Akibat sorotan yang sangat gencar, Abdullah Puteh akhirnya berjanji akan mengembalikan dan menggantinya dengan mobil dinas yang lebih murah. Namun janji tinggal janji, karena mobil tersebut hingga kini masih digunakannya. Jumlah penduduk miskin di Aceh padahal bertambah dari 886.809 orang pada tahun 1999 menjadi 1,1 juta jiwa tahun 2000 dan 1,3 juta jiwa tahun 2001.
Sementara itu, survei Pusat Studi dan Pendidikan Kebanksentralan (PSPK) Bank Indonesia bekerja sama dengan Fakultas Ekonomi Universitas Padjajaran (FE Unpad) tahun 2001 menyatakan Aceh merupakan daerah terkorup di Indonesia. Hasil survei itu tidak mungkin diragukan tingkat validitas dan akurasinya karena kedua institusi tersebut bonafit dan para penelitinya ahli.
Hasil penelitian itu tidak jauh berbeda dengan temuan Solidaritas Rakyat Anti Korupsi (SoRAK) Aceh saat melakukan review terhadap laporan pertanggungjawaban (LPJ) gubernur Aceh.
Ternyata tahun 2001 ada indikasi kuat terjadi penyimpangan dana pembangunan sebesar Rp 98,799 miliar atau setara dengan 43,64 persen dari realisasi belanja pembangunan tahun 2001, penyimpangan belanja pegawai Rp 15 miliar, serta penggunaan belanja tak terduga dengan melanggar disiplin anggaran mencapai Rp 1,9 miliar.
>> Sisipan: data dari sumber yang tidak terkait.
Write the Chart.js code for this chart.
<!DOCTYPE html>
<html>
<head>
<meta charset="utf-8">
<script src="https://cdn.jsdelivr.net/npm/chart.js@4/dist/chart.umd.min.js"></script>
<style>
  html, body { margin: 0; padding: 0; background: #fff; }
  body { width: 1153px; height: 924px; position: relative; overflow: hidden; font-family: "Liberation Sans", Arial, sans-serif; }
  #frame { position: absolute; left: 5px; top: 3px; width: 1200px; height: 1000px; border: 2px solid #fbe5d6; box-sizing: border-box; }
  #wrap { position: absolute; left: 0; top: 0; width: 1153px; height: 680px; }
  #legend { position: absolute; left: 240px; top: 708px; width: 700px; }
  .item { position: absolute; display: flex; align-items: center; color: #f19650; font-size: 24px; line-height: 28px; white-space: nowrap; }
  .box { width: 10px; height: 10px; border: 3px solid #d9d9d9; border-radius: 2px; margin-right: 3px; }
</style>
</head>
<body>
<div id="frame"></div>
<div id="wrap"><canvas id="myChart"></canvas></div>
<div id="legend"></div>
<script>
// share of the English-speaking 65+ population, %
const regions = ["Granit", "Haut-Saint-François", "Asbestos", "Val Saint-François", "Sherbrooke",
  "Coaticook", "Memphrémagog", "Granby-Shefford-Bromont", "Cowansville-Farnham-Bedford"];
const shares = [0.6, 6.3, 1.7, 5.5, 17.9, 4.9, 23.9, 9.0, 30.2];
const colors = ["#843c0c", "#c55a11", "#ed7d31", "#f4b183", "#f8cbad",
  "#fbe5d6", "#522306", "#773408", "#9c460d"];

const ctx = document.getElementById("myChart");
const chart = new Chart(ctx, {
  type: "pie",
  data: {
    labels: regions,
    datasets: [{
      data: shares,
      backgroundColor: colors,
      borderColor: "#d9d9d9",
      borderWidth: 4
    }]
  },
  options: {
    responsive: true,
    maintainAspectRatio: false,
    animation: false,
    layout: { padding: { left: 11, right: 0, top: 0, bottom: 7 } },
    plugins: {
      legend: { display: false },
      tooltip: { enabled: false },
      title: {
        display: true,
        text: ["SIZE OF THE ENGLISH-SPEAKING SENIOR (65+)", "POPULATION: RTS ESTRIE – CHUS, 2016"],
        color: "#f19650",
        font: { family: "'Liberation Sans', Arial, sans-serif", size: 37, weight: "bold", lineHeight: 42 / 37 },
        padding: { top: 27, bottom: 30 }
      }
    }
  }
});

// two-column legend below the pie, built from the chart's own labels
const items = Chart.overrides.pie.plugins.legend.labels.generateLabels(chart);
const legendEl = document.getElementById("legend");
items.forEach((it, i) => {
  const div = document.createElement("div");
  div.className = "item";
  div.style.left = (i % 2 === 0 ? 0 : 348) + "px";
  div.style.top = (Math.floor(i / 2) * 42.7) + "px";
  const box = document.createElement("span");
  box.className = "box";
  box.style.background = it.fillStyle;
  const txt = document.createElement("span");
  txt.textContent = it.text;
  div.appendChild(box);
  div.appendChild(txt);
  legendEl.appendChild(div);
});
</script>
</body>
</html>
Sementara itu, data sementara yang berhasil dihimpun Solidaritas Masyarakat Antikorupsi (Samak) di Banda Aceh dari berbagai sumber (laporan media massa, pengaduan dan investigasi), menunjukkan kasus korupsi di Aceh tanpa proses hukum tahun 2001 mencapai 374 kasus. Kemudian tahun 2002 ada 29 kasus korupsi berskala besar yang hingga kini belum ditangani.
Rakyat Kian Miskin
Kucuran untuk dana kemanusiaan sebesar Rp 1,118 triliun juga tidak berpengaruh terhadap menurunnya angka kemiskinan, bahkan sebaliknya, jumlah penduduk miskin bertambah. Ini sangat ironi. Hal itu terjadi karena selain mekanisme pengelolaan yang tidak jelas dan tidak akuntabel, juga tidak ada mekanisme pengawasan dan tidak transparannya pertanggungjawaban dana kepada publik.
Sementara di masyarakat terjadi kesenjangan sosial yang parah, angka pengangguran meningkat secara signifikan, dengan jumlah pengangguran terbuka mencapai lebih 28 persen dari total penduduk Aceh. Angka kemiskinan naik secara tajam, dengan jumlah penduduk miskin yang lebih 50 persen dari total penduduk Aceh 4,2 juta jiwa.
Angka ini merupakan angka teratas dari angka rata-rata nasional, padahal setahun sebelumnya, jumlah penduduk miskin di Aceh hanya 1.101.368 orang. Sementara itu, tahun 1999 hanya 886.809 orang. Pada 2002 Aceh berada pada peringkat ke-1 sebagai daerah termiskin di Sumatera.
Gubernur Abdullah Puteh sendiri mengaku pernah menangis mendengar rumor yang menuduh dirinya berusaha menghidupkan kembali budaya kolusi, korupsi, dan nepotisme (KKN) di Aceh. ”Saya benar-benar sedih, kadang kala menangis mendengar tuduhan seakan-akan saya kembali ke Aceh hanya untuk menyusun kekuatan bagi kepentingan politik kelompok saya,” kata Puteh kepada pers waktu itu di Banda Aceh.
”Yang perlu diketahui, saya kembali ke Aceh bukan untuk mencari kekayaan,” tuturnya dengan nada sedih. Puteh juga menjelaskan, sebelum kembali ke Aceh, ia dan istrinya bersama-sama memiliki pekerjaan dengan penghasilan lumayan, sedangkan kembali ke daerah asal hanya sebagai salah satu bentuk pengorbanan untuk membangun daerah.